It is now clear that our political system is facing a long period, probably at least a decade, of split government control on the national level!
The Democratic Party has a long term edge with the electorate, as a result of the two Barack Obama Presidential victories, with the only difference being the loss in 2012 of Indiana and North Carolina.
But with the growing Hispanic and Latino population in Arizona, Texas, and Georgia, the likelihood of those states turning “blue’ from “red” over this decade, is becoming more likely, and with that manifestation, the Electoral College situation will become much more one sided than it is now, and yet still allow for some states to wander over to the other side without affecting a Democratic victory for the White House.
Additionally, with the surprise gain in seats by the Democrats in the US Senate, only losing one state, Nebraska, and gaining Maine, Massachusetts, and Indiana in return, and more Republican seats up for reelection in 2014, the likelihood of the Senate staying majority Democratic for the long term, continues to grow.
However, with the gerrymandering of seats by Republican legislatures and Governors in 2010, even though the Democrats won more votes for the US House of Representatives, the Republicans were able to hold on to the majority, although reduced by about eight seats.
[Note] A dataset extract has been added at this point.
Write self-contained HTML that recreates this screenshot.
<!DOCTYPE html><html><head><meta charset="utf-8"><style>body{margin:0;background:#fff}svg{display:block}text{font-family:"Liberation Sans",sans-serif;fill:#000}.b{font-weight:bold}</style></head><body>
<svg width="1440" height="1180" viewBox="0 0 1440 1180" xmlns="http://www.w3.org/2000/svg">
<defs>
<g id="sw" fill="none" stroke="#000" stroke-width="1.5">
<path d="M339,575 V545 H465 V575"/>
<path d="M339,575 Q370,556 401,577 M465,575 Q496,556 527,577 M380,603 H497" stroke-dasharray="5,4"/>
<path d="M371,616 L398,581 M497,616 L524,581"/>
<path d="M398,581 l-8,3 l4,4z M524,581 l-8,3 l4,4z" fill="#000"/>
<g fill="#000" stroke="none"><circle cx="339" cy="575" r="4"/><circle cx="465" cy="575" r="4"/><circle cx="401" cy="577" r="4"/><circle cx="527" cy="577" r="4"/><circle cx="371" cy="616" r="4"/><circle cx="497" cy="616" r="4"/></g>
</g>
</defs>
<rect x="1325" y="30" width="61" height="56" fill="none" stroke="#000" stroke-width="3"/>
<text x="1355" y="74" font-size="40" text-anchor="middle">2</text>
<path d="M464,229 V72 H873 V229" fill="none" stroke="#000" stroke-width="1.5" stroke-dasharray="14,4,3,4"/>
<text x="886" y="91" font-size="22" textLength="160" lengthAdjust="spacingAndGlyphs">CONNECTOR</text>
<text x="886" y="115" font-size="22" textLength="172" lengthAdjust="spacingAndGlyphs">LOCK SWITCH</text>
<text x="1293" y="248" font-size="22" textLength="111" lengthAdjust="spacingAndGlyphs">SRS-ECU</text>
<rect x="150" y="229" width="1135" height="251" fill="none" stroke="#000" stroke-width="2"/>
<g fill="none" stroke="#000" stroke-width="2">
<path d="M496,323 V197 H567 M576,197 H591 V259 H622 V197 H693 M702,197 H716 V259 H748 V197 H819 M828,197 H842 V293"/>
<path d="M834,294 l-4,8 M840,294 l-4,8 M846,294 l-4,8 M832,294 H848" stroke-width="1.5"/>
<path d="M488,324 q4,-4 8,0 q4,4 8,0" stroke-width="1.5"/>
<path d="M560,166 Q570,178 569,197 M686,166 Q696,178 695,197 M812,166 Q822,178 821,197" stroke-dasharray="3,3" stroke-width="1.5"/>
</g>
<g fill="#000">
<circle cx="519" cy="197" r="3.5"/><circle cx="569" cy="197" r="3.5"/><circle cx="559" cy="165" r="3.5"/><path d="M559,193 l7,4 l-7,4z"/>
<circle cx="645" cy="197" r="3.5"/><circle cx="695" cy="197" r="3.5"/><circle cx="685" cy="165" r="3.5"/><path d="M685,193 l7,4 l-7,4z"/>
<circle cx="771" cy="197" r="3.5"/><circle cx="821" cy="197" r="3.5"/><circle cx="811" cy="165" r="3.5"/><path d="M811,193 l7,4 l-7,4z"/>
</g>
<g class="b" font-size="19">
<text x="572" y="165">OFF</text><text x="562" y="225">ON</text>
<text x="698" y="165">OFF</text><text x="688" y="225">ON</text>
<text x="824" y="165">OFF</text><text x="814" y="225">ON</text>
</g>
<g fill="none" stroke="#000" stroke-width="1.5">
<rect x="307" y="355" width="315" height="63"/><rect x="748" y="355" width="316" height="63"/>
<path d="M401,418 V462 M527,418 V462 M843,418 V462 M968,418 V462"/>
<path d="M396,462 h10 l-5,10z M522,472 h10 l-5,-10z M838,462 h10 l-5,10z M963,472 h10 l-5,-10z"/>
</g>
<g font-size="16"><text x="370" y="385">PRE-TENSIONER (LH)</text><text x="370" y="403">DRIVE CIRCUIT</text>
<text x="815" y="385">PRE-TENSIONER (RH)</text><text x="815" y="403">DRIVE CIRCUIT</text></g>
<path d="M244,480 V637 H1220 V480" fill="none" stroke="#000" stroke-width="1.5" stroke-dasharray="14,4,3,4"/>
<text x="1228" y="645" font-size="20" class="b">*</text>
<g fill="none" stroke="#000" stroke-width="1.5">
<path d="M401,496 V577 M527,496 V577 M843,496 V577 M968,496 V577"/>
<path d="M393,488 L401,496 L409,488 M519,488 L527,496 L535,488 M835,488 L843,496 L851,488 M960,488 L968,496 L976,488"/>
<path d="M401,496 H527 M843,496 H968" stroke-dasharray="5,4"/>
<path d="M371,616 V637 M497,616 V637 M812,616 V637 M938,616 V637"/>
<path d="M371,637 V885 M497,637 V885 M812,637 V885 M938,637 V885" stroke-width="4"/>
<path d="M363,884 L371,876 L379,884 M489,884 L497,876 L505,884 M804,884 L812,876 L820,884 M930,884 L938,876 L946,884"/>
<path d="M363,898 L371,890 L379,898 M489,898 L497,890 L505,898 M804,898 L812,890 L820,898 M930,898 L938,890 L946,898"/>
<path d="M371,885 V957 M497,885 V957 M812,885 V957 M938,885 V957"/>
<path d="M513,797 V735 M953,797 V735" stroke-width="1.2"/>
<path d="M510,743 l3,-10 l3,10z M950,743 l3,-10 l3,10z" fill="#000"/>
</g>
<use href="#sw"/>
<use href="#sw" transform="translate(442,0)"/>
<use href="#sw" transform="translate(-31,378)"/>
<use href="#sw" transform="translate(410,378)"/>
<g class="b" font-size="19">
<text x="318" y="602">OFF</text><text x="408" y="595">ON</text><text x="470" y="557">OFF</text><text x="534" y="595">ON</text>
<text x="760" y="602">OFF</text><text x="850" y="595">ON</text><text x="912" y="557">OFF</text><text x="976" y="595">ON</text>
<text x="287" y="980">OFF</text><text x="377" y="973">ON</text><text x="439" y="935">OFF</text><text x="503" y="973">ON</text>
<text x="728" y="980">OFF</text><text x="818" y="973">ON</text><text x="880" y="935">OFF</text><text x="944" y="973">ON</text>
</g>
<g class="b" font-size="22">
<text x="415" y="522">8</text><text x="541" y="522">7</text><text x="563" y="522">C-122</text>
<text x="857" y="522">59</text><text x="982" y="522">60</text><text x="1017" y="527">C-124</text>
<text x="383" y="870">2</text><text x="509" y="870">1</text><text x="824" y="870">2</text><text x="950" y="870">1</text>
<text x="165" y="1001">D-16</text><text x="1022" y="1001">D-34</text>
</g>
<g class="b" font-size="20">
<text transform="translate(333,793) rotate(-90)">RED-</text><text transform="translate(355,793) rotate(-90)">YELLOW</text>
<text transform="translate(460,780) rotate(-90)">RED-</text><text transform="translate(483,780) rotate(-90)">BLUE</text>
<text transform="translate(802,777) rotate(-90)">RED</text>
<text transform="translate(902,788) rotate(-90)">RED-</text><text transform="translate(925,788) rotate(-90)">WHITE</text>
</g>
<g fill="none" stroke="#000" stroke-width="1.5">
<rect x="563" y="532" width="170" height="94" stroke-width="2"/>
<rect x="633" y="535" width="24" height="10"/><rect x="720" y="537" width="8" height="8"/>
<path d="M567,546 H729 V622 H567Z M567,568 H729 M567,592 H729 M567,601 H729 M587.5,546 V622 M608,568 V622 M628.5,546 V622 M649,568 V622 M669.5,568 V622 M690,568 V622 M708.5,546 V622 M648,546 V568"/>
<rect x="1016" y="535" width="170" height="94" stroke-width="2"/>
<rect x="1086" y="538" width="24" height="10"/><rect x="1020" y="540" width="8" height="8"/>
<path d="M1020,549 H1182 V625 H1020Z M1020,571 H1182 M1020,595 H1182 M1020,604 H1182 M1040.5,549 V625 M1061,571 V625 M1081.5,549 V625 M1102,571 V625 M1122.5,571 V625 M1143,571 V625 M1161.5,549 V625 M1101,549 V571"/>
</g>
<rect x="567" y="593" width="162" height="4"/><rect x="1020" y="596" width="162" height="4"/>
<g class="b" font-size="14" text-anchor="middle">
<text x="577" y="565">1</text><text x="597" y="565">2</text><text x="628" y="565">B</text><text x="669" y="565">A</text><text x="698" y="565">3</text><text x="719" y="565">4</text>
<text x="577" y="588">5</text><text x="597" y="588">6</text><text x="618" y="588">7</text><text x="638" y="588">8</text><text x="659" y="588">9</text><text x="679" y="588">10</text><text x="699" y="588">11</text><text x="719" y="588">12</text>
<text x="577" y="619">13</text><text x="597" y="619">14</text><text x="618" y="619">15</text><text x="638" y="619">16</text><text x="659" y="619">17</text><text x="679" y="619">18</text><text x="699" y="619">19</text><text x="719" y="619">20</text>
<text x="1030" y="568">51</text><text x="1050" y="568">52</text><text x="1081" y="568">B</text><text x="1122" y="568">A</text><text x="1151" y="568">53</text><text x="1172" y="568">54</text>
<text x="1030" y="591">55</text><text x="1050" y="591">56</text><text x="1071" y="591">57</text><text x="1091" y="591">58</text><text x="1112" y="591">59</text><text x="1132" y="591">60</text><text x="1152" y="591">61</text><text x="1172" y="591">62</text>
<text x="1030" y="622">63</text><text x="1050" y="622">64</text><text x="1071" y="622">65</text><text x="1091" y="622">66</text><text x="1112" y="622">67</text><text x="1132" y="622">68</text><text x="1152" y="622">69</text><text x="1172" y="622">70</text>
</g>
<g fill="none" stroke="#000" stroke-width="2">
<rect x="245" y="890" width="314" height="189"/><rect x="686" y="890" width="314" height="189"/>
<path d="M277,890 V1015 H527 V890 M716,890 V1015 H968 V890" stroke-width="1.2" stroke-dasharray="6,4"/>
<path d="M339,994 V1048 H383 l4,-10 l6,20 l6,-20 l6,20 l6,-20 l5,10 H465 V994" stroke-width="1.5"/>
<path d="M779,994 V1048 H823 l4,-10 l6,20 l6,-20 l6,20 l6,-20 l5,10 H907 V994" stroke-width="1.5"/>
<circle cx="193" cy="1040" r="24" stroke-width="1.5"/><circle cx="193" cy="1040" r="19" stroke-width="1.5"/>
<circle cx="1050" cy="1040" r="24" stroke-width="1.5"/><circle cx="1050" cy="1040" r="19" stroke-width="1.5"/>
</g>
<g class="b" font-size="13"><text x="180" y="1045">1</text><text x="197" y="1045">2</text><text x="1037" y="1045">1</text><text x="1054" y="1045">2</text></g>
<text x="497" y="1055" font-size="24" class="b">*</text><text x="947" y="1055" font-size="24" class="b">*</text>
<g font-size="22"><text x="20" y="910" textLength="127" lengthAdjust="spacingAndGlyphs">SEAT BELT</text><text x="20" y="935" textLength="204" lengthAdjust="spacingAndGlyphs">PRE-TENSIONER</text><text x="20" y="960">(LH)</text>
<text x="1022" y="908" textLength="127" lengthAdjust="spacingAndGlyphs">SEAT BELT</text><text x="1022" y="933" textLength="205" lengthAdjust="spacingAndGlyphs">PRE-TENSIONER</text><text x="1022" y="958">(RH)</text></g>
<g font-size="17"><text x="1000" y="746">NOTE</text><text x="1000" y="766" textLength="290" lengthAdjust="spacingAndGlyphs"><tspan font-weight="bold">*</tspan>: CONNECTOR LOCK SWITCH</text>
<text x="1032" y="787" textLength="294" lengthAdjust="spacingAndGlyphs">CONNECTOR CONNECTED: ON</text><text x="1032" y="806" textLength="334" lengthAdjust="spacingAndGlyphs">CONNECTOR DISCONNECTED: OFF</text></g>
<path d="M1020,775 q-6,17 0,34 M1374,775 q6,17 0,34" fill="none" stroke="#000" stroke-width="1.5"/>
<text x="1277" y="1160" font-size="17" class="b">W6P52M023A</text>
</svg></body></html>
The Democrats will have trouble gaining 17 seats or more because of the gerrymandering, and even if they do gain a slight edge, could easily lose it two or four years after winning the majority.
So the likelihood of a Democratic President, Democratic Senate, and a Republican House becomes more a normal situation until at least the next reapportionment of seats after the 2020 Census, and the Presidential and Congressional Elections of that year, but with the advantage that 2020 is a Presidential year, while 2010 was not.
So this means the odds of a long range stalemate and gridlock in American politics are clear cut!